Gavin Sawchuk

No. 27 – Northwestern Wildcats
- Position: Running back
- Class: Redshirt Senior

Personal information
- Born: July 28, 2003 (age 23) Louisiana, U.S.
- Listed height: 6 ft 0 in (1.83 m)
- Listed weight: 205 lb (93 kg)

Career information
- High school: Valor Christian (Highlands Ranch, Colorado)
- College: Oklahoma (2022–2024); Florida State (2025); Northwestern (2026–present);
- Stats at ESPN

= Gavin Sawchuk =

American football player (born 2003)

Gavin Sawchuk (born July 28, 2003) is an American college football running back for the Northwestern Wildcats. He previously played for the Oklahoma Sooners and Florida State Seminoles.

==Early life==
Sawchuk attended Valor Christian High School in Highlands Ranch, Colorado. He rushed for 2,004 yards with 28 touchdowns as a senior and had 1,239 yards and 17 touchdowns as a junior. He was named the Colorado Gatorade Football Player of the Year both of those seasons. He finished his career with 5,724 yards and 85 total touchdowns. Sawchuk committed to the University of Oklahoma to play college football.

==College career==
===Oklahoma===
As a true freshman at Oklahoma in 2022, Sawchuk played in two games and redshirted. He had 17 carries for 105 yards and two touchdowns, with the majority of his playing time coming in the 2022 Cheez-It Bowl.

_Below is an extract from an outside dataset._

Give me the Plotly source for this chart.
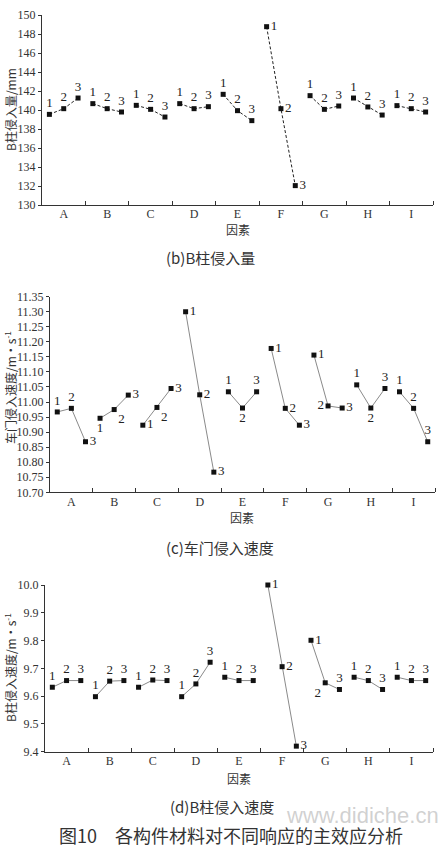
import plotly.graph_objects as go

W, H = 443, 849

factors = ["A", "B", "C", "D", "E", "F", "G", "H", "I"]
levels = ["1", "2", "3"]

# (b) B柱侵入量 / mm
b_vals = [
    [139.54, 140.14, 141.26],
    [140.67, 140.14, 139.79],
    [140.49, 140.07, 139.26],
    [140.67, 140.14, 140.35],
    [141.65, 139.93, 138.88],
    [148.77, 140.14, 132.04],
    [141.51, 140.07, 140.42],
    [141.26, 140.32, 139.47],
    [140.46, 140.14, 139.79],
]
# (c) 车门侵入速度 / m·s^-1
c_vals = [
    [10.967, 10.979, 10.868],
    [10.946, 10.975, 11.023],
    [10.923, 10.982, 11.045],
    [11.300, 11.024, 10.767],
    [11.034, 10.980, 11.034],
    [11.178, 10.979, 10.923],
    [11.156, 10.987, 10.980],
    [11.057, 10.980, 11.045],
    [11.034, 10.979, 10.868],
]
# (d) B柱侵入速度 / m·s^-1
d_vals = [
    [9.632, 9.656, 9.656],
    [9.598, 9.654, 9.656],
    [9.632, 9.658, 9.656],
    [9.598, 9.644, 9.722],
    [9.668, 9.656, 9.656],
    [10.000, 9.706, 9.420],
    [9.801, 9.648, 9.624],
    [9.668, 9.656, 9.624],
    [9.668, 9.656, 9.656],
]

TC, MR, BC, BR, ML, BL, TR = ("top center", "middle right", "bottom center",
                             "bottom right", "middle left", "bottom left", "top right")
b_pos = [[TC] * 3] * 5 + [[MR] * 3] + [[TC] * 3] * 3
c_pos = [
    [TC, TC, MR], [BC, BR, MR], [MR, BR, MR], [MR, MR, MR], [TC, BC, TC],
    [MR, MR, MR], [MR, ML, MR], [TC, BC, TC], [TC, TC, TC],
]
d_pos = [[TC] * 3] * 5 + [[MR] * 3] + [[MR, BL, TC]] + [[TC] * 3] * 2

offsets = [0.17, 0.5, 0.83]

FONT = "Liberation Serif, Noto Sans CJK SC, serif"
CJK = "Noto Sans CJK SC, Liberation Serif, serif"
INK = "#333333"

def px(x):
    return x / W

def py(y):
    return 1 - y / H

fig = go.Figure()

panels = [
    dict(vals=b_vals, pos=b_pos, x0=42, x1=433, y0=15, y1=205,
         rng=[130, 150], dtick=2, fmt="d", line=dict(color="#222222", width=1, dash="3px,2px"),
         ytitle="B柱侵入量/mm", ytitle_y=110, xt_y=230, cap="(b)B柱侵入量", cap_y=258, cap_x=210),
    dict(vals=c_vals, pos=c_pos, x0=50, x1=435, y0=296.7, y1=492.3,
         rng=[10.70, 11.35], dtick=0.05, fmt=".2f", line=dict(color="#8a8a8a", width=1),
         ytitle="车门侵入速度/m·s<sup>-1</sup>", ytitle_y=388, xt_y=517, cap="(c)车门侵入速度", cap_y=547, cap_x=220),
    dict(vals=d_vals, pos=d_pos, x0=45, x1=433, y0=585, y1=751.7,
         rng=[9.4, 10.0], dtick=0.1, fmt=".1f", line=dict(color="#8a8a8a", width=1),
         ytitle="B柱侵入速度/m·s<sup>-1</sup>", ytitle_y=668, xt_y=778, cap="(d)B柱侵入速度", cap_y=806, cap_x=222),
]

annotations = []
for k, p in enumerate(panels):
    xa = "x" if k == 0 else f"x{k+1}"
    ya = "y" if k == 0 else f"y{k+1}"
    for i, f in enumerate(factors):
        fig.add_trace(go.Scatter(
            x=[i + o for o in offsets], y=p["vals"][i],
            mode="lines+markers+text", text=levels, textposition=p["pos"][i],
            textfont=dict(family=FONT, size=13, color="#222222"),
            line=p["line"], marker=dict(symbol="square", size=5, color="#111111"),
            xaxis=xa, yaxis=ya, hoverinfo="skip", cliponaxis=False,
        ))
    axn = "" if k == 0 else str(k + 1)
    fig.update_layout({
        f"xaxis{axn}": dict(
            domain=[px(p["x0"]), px(p["x1"])], range=[0, 9], anchor=ya, automargin=False,
            tickmode="array", tickvals=[i + 0.5 for i in range(9)], ticktext=factors,
            ticks="", showline=True, linecolor=INK, linewidth=1, showgrid=False, zeroline=False,
            tickfont=dict(family=FONT, size=12, color=INK), ticklabelstandoff=-2,
            minor=dict(tickmode="array", tickvals=list(range(1, 10)), ticks="inside",
                       ticklen=4, tickcolor=INK, showgrid=False),
        ),
        f"yaxis{axn}": dict(
            domain=[py(p["y1"]), py(p["y0"])], range=p["rng"], anchor=xa, automargin=False,
            dtick=p["dtick"], tick0=p["rng"][0], tickformat=p["fmt"],
            ticks="outside", ticklen=3, tickcolor=INK, showline=True, linecolor=INK, linewidth=1,
            showgrid=False, zeroline=False, tickfont=dict(family=FONT, size=12, color=INK),
        ),
    })
    annotations.append(dict(text=p["ytitle"], x=px(10), y=py(p["ytitle_y"]), xref="paper", yref="paper",
                            textangle=-90, showarrow=False, font=dict(family=CJK, size=12, color=INK),
                            xanchor="center", yanchor="middle"))
    annotations.append(dict(text="因素", x=px((p["x0"] + p["x1"]) / 2), y=py(p["xt_y"]), xref="paper", yref="paper",
                            showarrow=False, font=dict(family=CJK, size=12, color=INK),
                            xanchor="center", yanchor="middle"))
    annotations.append(dict(text=p["cap"], x=px(p["cap_x"]), y=py(p["cap_y"]), xref="paper", yref="paper",
                            showarrow=False, font=dict(family=CJK, size=15, color=INK),
                            xanchor="center", yanchor="middle"))

annotations.append(dict(text="www.didiche.cn", x=px(441), y=py(815), xref="paper", yref="paper",
                        showarrow=False, font=dict(family="Liberation Sans, sans-serif", size=22,
                                                   color="rgba(170,170,170,0.55)"),
                        xanchor="right", yanchor="middle"))
annotations.append(dict(text="图10　各构件材料对不同响应的主效应分析", x=px(231), y=py(835), xref="paper", yref="paper",
                        showarrow=False, font=dict(family=CJK, size=18, color=INK),
                        xanchor="center", yanchor="middle"))

fig.update_layout(
    width=W, height=H, margin=dict(l=0, r=0, t=0, b=0, autoexpand=False),
    paper_bgcolor="white", plot_bgcolor="white", showlegend=False,
    annotations=annotations,
)

fig.write_html("out.html", config={"displayModeBar": False},
               post_script="document.body.style.margin='0';document.body.style.overflow='hidden';")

He earned more playing time throughout his redshirt freshman year in 2023. In his red-shirt freshmen season Sawchuk Earned honorable mention All-Big 12 acclaim, has played in 11 games and started each of last six, leads team with 610 rushing yards and 105 carries (team-high 5.8 yards per rush) and paces team’s running backs with eight rushing touchdowns, and has also tallied 11 receptions for 52 yards.

On April 25, 2025, Sawchuk entered the transfer portal.

===Florida State===
On May 4, 2025, Sawchuk committed to the Florida State Seminoles.